Arsenal Win Despite Second Half Scares
I was quite surprised when I saw the xG figures for the Arsenal game. While Arsenal had some good chances, with Danielle van de Donk missing pretty much an open goal, some defensive lapses in the second half felt as though they gave West Ham a route back into the game and that Arsenal were quite fortunate not to throw the game away.
The xG timeline below shows West Ham had a few chances in the second half, but they almost flatlined after actually pulling one back – with the indirect free kick likely having a low xG due to the fact half of North London was standing on the goal line as Manuela Zinsberger charged the shot down.
The argument could be made that on another day Martha Thomas scores the chance where Zinsberger is caught in possession or Adriana Leon scores her back post header, but also on another day Danielle van de Donk would have scored her open goal to make it 3-0 and Arsenal cruise for the second half.
Arsenal may have had some lapses at the back but I don’t think it was anything more than a bit of opening day sloppiness due to a lack of match sharpness or new centre-back pairings getting used to each other but, with plenty of games coming up this month, you’d imagine these problems won’t last much longer.
Leah Williamson and Arsenal’s Midfield
With Leah Williamson being one of the first players to stand out when I first looked at the FAWSL data, she’s one of the players I’m most looking forward to watching properly.
She’s played an interesting role in the opening two games for Arsenal – including the Champions League game against Fiorentina. I did actually want to write a separate piece about how she lined up against Fiorentina but couldn’t get my hands on a download for the match so I’ll quickly mention it here instead.
Against West Ham she lined up as an orthodox central midfielder, as the pass map below highlights, but against Fiorentina she played a hybrid centre-back and midifeld role. It was almost a back three of Leonie Maier, Jennifer Beattie and Katie McCabe with Leah Williamson stationed in front of them forming a midfield with Jill Roord, Kim Little and Danielle van de Donk.
I’m intrigued as to whether both Williamson in midfield and the hybrid role she played against Fiorentina will be a regular feature of Arsenal’s play this year or whether it’s just being used to cover for the absence of Lia Wälti – although it’s an odd time to try it considering she had a long-term injury and is now back in training.
If it is the latter though, while Williamson and Beattie will be a good orthodox partnership, it will be slightly disappointing from a neutral point of view.
It’s a big risk to play her in the hybrid role and you can argue it limits the attacking influence of the full-backs, but it allows her to have more influence and use her passing ability slightly higher up the pitch.
In addition to this, it allows Arsenal to squeeze an extra midfielder in, without having to play one out wide, which is probably where they’re strongest. If they play a traditional 4-3-3/4-2-3-1 with Wälti holding they’ve got Van de Donk, Little, Roord and Jordan Nobbs up for just two spots in the team.

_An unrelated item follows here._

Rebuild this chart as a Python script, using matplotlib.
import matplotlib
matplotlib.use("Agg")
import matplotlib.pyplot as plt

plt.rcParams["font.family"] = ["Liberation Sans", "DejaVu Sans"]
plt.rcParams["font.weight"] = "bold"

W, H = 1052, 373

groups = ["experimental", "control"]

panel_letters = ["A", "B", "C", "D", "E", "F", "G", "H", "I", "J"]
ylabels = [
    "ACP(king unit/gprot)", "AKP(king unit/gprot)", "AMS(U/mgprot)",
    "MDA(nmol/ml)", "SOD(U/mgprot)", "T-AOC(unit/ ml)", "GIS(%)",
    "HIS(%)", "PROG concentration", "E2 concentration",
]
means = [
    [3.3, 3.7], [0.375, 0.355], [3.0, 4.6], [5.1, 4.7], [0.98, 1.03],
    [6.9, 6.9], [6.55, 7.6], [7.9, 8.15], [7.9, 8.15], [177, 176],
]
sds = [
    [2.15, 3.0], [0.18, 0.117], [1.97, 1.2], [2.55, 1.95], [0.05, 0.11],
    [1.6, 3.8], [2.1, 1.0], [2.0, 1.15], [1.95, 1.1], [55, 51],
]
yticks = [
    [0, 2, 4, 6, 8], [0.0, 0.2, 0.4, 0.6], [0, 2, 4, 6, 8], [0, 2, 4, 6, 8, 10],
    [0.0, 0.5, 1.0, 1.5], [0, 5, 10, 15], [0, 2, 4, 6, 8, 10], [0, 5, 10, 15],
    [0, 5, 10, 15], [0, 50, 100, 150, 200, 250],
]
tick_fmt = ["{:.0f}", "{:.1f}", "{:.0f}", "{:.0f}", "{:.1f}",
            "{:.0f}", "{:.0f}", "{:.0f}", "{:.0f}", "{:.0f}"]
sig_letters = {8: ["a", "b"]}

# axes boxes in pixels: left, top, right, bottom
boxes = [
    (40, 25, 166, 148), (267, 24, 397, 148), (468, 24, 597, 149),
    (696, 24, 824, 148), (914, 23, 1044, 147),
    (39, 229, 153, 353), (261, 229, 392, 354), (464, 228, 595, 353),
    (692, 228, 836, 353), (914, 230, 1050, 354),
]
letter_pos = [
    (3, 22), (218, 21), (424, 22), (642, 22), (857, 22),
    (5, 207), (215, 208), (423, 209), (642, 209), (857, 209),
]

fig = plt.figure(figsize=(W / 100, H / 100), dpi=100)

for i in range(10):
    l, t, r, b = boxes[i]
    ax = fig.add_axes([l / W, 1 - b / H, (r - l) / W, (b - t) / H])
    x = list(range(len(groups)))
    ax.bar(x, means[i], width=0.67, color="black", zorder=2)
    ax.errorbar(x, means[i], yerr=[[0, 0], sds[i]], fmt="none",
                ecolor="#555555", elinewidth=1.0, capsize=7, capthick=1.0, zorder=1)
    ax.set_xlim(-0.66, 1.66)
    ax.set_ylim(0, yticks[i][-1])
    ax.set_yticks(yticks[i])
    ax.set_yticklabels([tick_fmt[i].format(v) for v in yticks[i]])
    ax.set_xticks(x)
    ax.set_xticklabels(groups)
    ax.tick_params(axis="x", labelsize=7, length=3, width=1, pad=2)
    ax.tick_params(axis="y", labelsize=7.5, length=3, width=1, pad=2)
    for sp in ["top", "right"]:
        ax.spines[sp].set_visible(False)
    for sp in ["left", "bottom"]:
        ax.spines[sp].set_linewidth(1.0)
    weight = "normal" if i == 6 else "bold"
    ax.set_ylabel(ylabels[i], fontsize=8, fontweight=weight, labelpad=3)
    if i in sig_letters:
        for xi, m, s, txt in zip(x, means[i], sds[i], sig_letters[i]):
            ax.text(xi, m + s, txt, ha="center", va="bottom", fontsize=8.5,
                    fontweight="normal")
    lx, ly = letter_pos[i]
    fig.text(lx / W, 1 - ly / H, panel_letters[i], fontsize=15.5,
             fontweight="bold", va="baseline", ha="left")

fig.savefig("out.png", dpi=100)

Having these players find space between the lines and combine for Arsenal is huge in their play.
Last weekend Danielle van de Donk and Kim Little were first and second for passes received in the central area of the final third not under pressure. Then, looking at progression via passes for midfielders and forwards, Kim Little was 2nd and Leah Williamson 4th, while Little was also 2nd when looking at progression via carries for central midfielders, behind only Ji So-Yun.
To show some this in action and what Williamson brings slightly higher up the field I’ve included a few clips. The first shows her receieve the ball, she has a quick look forward but nothing is on so she spreads it wide, before getting it back and sliding it through for Kim Little, who then plays Lisa Evans in behind for a cross. (A GFY link)
I like the next clip because you see her point to where the player on the ball should go a couple of times, then when she gets it she shapes her body for a wide pass before going inside to Evans on the edge of the area, who lays it off to Roord for a shot. (A GFY link)
For the last pass, I’ve watched it a few times and I can’t decide if she meant for it to turn out how it did. If she did, it’s a great pass, first time with the outside of the boot and breaking the West Ham line. (A GFY link)
From what I’ve seen of this Arsenal side, they seem to a good job of showing @NathanAClark’s ‘players aren’t positions’.
They have players play different positions or roles, but I’m yet to see it feel like a player is playing out of position. It feels as though they’re just using that player’s attributes in a different area of the pitch, rather than asking the player to do something completely different.
It sounds a bit vague, but Williamson hasn’t looked any different in the three different roles I’ve seen her play, while Danielle van de Donk didn’t seem odd out wide against West Ham. It’s something I really like from what I’ve seen of them so far.
A Strong Debut For Martha Thomas
West Ham lost Jane Ross, their player with the highest xG last season, to Manchester United in the summer, but Martha Thomas gave an encouraging first game that may have them forgetting about Ross pretty quickly.
23-years-old and signed from French 2nd division side Le Havre, Thomas showed herself to be a focal point, having received the 7th most progression at the weekend, a hard worker off the ball, making the 2nd most pressures, as well as grabbing a goal for her side.